Oil prices sank to a five-month low below $44 a barrel in New York last week on concern that the cuts by OPEC and 11 partners, including Russia, aren’t clearing the glut and that more supply is coming from U.S. shale drillers. While OPEC has signaled it will probably extend the cutbacks into the second half, the increased production outlook for competitors may fuel speculation their strategy has backfired.
“U.S. oil and gas companies have already stepped up activities in 2017 as they start to increase their spending amid a recovery in oil prices,” OPEC’s Vienna-based research department said in the report. “In addition to the growth in the U.S., higher oil production is expected in Canada and Brazil.”
The report echoed comments from officials such as Saudi Arabian Energy Minister Khalid Al-Falih and his Russian counterpart Alexander Novak that prolonged action will likely be required when ministers gather on May 25.
“Continued rebalancing in the oil market by year-end will require the collective efforts of all oil producers to increase market stability,” it said.

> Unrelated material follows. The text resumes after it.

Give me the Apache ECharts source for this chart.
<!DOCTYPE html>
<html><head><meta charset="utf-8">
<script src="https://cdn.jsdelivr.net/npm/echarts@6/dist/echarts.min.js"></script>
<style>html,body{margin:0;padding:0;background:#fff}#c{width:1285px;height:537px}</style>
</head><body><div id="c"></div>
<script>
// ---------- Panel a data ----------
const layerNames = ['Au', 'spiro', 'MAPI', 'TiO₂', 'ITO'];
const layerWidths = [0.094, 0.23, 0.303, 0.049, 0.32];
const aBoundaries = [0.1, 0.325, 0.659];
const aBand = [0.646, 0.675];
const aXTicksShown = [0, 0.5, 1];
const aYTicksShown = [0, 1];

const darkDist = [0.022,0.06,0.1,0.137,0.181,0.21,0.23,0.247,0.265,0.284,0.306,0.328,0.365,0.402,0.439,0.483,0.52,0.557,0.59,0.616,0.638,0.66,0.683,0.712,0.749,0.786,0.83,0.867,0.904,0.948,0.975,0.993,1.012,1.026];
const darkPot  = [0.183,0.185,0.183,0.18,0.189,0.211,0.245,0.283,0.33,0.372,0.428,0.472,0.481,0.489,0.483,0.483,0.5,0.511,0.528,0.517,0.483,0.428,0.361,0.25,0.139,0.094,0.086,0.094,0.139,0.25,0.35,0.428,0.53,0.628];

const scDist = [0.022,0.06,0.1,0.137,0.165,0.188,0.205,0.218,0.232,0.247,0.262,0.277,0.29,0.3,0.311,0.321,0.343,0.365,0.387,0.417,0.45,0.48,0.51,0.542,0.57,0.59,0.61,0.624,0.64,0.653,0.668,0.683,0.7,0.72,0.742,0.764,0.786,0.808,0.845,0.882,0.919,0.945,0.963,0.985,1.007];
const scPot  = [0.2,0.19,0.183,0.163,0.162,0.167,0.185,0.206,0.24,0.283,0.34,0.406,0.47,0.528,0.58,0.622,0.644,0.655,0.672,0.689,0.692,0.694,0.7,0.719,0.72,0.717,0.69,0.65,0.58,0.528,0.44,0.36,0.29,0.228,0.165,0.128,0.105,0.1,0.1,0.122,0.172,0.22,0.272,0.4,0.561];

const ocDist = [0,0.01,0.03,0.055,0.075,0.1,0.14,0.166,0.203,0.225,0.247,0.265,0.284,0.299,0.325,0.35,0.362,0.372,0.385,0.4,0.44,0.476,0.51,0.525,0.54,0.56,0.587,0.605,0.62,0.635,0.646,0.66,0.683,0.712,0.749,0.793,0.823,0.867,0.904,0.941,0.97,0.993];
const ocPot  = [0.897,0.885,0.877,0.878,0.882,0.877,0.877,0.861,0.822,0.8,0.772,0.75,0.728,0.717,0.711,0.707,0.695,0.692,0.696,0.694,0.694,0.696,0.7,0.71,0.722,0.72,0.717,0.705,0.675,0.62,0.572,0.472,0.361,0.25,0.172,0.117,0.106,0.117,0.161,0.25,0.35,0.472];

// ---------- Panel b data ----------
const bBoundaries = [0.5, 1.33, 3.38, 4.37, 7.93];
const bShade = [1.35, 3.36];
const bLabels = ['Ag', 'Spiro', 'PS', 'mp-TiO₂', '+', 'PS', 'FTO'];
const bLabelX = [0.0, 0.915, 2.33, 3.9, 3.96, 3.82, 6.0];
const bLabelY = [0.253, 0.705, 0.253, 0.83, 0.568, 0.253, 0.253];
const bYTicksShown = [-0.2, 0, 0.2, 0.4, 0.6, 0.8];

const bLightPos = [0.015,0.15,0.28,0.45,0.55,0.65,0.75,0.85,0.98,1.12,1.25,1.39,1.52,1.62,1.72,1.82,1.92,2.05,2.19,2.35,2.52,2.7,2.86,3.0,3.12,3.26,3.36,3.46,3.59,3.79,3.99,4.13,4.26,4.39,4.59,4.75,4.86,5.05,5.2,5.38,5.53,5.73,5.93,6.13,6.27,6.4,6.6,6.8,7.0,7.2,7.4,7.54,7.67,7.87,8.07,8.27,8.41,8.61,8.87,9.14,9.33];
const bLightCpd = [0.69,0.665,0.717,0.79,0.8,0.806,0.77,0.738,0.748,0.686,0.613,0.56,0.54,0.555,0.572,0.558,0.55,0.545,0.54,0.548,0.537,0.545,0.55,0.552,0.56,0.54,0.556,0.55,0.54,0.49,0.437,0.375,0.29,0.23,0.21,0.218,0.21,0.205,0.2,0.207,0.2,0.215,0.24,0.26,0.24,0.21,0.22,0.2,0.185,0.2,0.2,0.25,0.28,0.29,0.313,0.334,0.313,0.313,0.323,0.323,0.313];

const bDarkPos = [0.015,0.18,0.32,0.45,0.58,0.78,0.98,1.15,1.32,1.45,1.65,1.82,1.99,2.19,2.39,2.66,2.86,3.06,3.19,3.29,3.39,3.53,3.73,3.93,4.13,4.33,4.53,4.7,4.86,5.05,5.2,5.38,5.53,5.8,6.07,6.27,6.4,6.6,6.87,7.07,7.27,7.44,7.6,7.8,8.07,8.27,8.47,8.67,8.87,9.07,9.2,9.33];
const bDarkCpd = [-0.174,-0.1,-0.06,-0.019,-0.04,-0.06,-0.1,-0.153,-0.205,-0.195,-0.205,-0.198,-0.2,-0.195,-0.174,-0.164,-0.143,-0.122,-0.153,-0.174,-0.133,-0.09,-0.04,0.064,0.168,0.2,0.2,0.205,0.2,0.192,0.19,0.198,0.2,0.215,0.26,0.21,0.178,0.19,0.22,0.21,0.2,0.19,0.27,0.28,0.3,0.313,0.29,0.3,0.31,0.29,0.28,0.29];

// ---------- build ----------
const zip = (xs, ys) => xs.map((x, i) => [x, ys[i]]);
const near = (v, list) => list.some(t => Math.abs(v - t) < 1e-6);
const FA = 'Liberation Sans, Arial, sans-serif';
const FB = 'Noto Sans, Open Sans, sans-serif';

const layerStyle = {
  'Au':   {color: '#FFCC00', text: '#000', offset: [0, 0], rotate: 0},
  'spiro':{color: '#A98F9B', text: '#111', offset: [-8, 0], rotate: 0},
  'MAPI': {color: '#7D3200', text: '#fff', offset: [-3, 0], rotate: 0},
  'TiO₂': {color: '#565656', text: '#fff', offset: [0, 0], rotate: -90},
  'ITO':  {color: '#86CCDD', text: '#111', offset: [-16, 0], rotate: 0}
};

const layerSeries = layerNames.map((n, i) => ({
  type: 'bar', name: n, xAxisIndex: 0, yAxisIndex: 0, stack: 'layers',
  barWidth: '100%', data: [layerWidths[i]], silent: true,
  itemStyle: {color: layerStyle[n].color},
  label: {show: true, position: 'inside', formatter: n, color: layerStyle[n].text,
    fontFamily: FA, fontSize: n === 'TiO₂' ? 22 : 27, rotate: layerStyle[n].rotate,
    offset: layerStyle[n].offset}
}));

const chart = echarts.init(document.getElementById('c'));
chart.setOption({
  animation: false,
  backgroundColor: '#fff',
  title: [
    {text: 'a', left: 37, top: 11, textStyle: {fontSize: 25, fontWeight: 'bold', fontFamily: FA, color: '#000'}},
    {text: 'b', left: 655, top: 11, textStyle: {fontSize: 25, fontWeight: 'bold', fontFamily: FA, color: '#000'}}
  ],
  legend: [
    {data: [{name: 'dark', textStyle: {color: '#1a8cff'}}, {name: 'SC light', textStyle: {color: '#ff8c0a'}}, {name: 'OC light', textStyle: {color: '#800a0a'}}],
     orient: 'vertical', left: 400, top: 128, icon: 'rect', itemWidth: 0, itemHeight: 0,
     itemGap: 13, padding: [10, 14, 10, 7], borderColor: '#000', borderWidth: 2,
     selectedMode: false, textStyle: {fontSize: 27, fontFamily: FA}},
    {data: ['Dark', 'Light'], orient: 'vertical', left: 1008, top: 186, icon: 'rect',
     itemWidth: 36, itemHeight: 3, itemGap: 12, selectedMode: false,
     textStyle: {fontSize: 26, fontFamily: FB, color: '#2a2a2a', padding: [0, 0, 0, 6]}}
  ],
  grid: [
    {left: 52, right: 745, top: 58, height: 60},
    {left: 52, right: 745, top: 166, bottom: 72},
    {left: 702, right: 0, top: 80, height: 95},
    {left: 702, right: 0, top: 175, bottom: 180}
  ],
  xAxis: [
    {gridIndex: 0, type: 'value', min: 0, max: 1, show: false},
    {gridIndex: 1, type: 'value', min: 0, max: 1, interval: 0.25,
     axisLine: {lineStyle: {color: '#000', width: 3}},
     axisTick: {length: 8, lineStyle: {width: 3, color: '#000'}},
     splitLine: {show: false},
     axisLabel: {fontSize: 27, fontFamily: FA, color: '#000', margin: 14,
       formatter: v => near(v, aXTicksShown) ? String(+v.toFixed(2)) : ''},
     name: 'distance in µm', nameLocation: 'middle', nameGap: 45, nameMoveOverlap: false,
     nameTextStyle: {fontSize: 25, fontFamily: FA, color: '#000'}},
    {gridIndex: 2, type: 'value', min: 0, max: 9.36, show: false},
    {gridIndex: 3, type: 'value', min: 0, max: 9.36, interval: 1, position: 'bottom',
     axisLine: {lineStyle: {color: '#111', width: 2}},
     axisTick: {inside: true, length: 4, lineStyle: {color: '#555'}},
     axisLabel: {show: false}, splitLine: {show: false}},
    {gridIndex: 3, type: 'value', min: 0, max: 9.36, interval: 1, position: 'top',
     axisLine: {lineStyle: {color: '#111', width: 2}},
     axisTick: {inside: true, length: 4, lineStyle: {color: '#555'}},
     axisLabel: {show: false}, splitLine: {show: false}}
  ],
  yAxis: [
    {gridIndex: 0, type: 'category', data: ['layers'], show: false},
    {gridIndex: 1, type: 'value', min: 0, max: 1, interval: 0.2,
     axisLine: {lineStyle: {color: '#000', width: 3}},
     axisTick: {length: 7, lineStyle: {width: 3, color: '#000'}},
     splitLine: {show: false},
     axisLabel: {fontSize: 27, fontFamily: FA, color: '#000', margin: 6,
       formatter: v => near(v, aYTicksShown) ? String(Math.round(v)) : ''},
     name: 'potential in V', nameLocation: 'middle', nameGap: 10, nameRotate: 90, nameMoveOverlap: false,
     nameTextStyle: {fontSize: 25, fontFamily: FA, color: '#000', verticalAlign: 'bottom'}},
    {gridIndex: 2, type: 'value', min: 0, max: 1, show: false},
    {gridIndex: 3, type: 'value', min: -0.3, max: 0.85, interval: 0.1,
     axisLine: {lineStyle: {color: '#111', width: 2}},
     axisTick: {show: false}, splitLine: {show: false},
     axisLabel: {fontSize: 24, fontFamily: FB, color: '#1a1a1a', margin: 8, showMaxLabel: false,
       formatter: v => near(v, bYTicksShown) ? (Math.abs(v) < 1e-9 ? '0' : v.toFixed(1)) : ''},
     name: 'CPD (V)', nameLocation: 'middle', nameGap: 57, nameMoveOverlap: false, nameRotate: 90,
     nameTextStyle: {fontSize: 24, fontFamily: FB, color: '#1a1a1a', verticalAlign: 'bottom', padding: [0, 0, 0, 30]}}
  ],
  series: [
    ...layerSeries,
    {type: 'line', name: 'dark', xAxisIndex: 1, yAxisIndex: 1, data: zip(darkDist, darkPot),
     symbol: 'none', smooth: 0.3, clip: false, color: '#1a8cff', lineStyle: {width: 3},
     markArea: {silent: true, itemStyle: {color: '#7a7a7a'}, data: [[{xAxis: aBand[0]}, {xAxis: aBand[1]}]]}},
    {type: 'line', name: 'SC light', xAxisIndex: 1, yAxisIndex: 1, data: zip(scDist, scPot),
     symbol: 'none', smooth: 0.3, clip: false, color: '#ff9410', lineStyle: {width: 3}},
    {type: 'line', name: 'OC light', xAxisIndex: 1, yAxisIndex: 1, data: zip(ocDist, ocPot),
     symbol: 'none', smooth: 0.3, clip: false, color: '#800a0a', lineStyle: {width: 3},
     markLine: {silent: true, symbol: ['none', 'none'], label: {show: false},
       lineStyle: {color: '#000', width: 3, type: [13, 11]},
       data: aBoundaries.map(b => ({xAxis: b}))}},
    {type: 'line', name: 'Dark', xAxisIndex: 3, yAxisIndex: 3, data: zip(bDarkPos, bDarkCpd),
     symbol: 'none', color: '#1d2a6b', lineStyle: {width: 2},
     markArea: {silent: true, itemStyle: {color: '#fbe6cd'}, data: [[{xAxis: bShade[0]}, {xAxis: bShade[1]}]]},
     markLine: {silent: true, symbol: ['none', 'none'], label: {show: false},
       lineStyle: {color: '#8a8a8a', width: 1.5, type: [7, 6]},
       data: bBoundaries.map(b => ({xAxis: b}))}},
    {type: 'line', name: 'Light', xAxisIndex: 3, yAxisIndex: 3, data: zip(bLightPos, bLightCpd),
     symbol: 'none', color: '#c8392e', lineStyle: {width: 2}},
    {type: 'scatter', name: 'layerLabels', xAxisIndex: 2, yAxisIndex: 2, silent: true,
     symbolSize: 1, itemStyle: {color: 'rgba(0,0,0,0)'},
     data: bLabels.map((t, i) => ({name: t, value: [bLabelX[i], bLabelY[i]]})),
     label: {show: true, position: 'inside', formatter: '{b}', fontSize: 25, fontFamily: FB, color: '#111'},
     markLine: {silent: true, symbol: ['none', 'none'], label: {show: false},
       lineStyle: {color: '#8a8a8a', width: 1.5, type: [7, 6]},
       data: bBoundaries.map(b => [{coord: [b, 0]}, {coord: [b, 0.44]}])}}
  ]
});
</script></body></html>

The organization raised its outlook for U.S. production growth by 285,000 barrels a day to 820,000 a day. The number of drilling rigs operating in the country has more than doubled since May, data from Baker Hughes Inc. shows, as shale explorers emerge from a two-year rout buoyed by the initial price gains after OPEC announced its plan.

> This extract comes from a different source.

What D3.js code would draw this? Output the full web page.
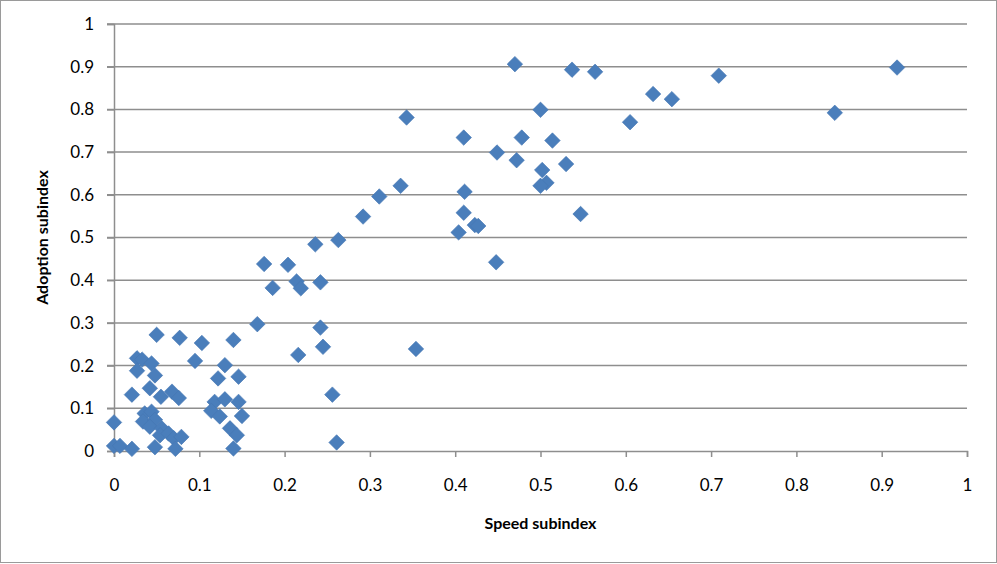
<!DOCTYPE html>
<html>
<head>
<meta charset="utf-8">
<script src="https://cdn.jsdelivr.net/npm/d3@7"></script>
<style>
  html, body { margin: 0; padding: 0; background: #fff; }
  svg { display: block; }
</style>
</head>
<body>
<svg id="chart" width="997" height="564"></svg>
<script>
const speed = [
  0.918,0.845,0.709,0.654,0.632,0.605,0.564,0.537,0.470,0.500,
  0.478,0.514,0.410,0.343,0.449,0.472,0.530,0.502,0.507,0.500,
  0.411,0.336,0.311,0.547,0.410,0.423,0.427,0.404,0.448,0.292,
  0.263,0.236,0.176,0.204,0.214,0.219,0.242,0.186,0.354,0.242,
  0.245,0.216,0.256,0.261,0.168,
  0.050,0.077,0.103,0.140,0.027,0.033,0.044,0.095,0.130,
  0.027,0.048,0.122,0.146,0.042,0.021,0.055,0.068,0.076,
  0.118,0.130,0.146,0.114,0.124,0.150,0.136,0.144,0.140,
  0.036,0.044,0.034,0.048,0.042,0.056,0.054,0.064,0.070,0.079,
  0.048,0.072,0.000,0.000,0.007,0.021
];
const adoption = [
  0.898,0.792,0.879,0.824,0.836,0.770,0.888,0.893,0.906,0.799,
  0.734,0.727,0.734,0.781,0.699,0.681,0.672,0.658,0.628,0.621,
  0.607,0.621,0.596,0.555,0.558,0.529,0.527,0.512,0.442,0.549,
  0.494,0.484,0.438,0.436,0.397,0.381,0.395,0.382,0.239,0.289,
  0.244,0.225,0.132,0.020,0.297,
  0.272,0.265,0.253,0.260,0.217,0.214,0.205,0.211,0.201,
  0.188,0.177,0.170,0.174,0.147,0.132,0.127,0.139,0.124,
  0.115,0.121,0.115,0.094,0.081,0.082,0.053,0.037,0.006,
  0.088,0.092,0.069,0.073,0.057,0.053,0.037,0.041,0.030,0.033,
  0.009,0.005,0.067,0.012,0.012,0.005
];
const tickValues = [0,0.1,0.2,0.3,0.4,0.5,0.6,0.7,0.8,0.9,1];
const xTitle = "Speed subindex";
const yTitle = "Adoption subindex";

(function(){
const svg = d3.select("#chart");
const W = 997, H = 564;
const mL = 114, mR = 967, mT = 24, mB = 451;
const x = d3.scaleLinear().domain([0,1]).range([mL,mR]);
const y = d3.scaleLinear().domain([0,1]).range([mB,mT]);
const font = "Lato, 'Open Sans', 'Liberation Sans', sans-serif";
const grid = "#8e8e8e";

svg.append("rect").attr("x",0.5).attr("y",0.5).attr("width",W-1).attr("height",H-2)
  .attr("fill","#fff").attr("stroke","#9a9a9a").attr("stroke-width",1);

svg.append("g").selectAll("line").data(tickValues.filter(d=>d>0)).join("line")
  .attr("x1",mL-7).attr("x2",mR).attr("y1",d=>y(d)).attr("y2",d=>y(d))
  .attr("stroke",grid).attr("stroke-width",1.5);

const fmt = d=>String(+d.toFixed(1));
const yAxis = svg.append("g").attr("transform",`translate(${mL},0)`)
  .call(d3.axisLeft(y).tickValues(tickValues).tickSize(7).tickPadding(13).tickFormat(fmt));
yAxis.select(".domain").attr("stroke",grid).attr("stroke-width",1.5);
yAxis.selectAll(".tick line").attr("stroke",grid).attr("stroke-width",1.5);
yAxis.selectAll("text").attr("font-family",font).attr("font-size",17).attr("fill","#000");

const xAxis = svg.append("g").attr("transform",`translate(0,${mB})`)
  .call(d3.axisBottom(x).tickValues(tickValues).tickSize(6).tickPadding(22).tickFormat(fmt));
xAxis.select(".domain").attr("stroke",grid).attr("stroke-width",1.5);
xAxis.selectAll(".tick line").attr("stroke",grid).attr("stroke-width",1.5);
xAxis.selectAll("text").attr("font-family",font).attr("font-size",17).attr("fill","#000");

const pts = speed.map((s,i)=>({s, a: adoption[i]}));
const diamond = d3.symbol().type(d3.symbolSquare).size(120);
svg.append("g").selectAll("path").data(pts).join("path")
  .attr("d", diamond)
  .attr("transform", d=>`translate(${x(d.s)},${y(d.a)}) rotate(45)`)
  .attr("fill","#4a7ebb")
  .attr("stroke","#4577b3").attr("stroke-width",0.6);

svg.append("text").attr("x",(mL+mR)/2).attr("y",529)
  .attr("text-anchor","middle").attr("font-family",font).attr("font-weight","bold")
  .attr("font-size",16).text(xTitle);
svg.append("text").attr("transform",`translate(48,${(mT+mB)/2}) rotate(-90)`)
  .attr("text-anchor","middle").attr("font-family",font).attr("font-weight","bold")
  .attr("font-size",16).text(yTitle);
})();
</script>
</body>
</html>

When OPEC introduced its 2017 forecast for non-OPEC supply last July, it had projected a contraction of 100,000 barrels a day.

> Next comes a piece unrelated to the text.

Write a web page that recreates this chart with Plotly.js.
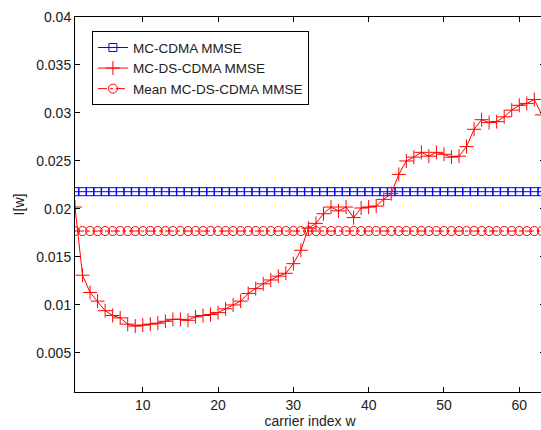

The report indicated that OPEC’s objective to reduce inventories to their five-year average remains some way off. While it noted that surplus oil held at sea diminished, stockpiles in the most industrialized nations increased from the fourth quarter by 31 million barrels to just over 3 billion. That’s 276 million above the five-year norm.
OPEC members are still sticking with their pledge to reduce output, the report showed. Production from all 13 members slipped by 18,200 barrels a day to 31.73 million last month, with Saudi Arabia continuing to pump below its official target.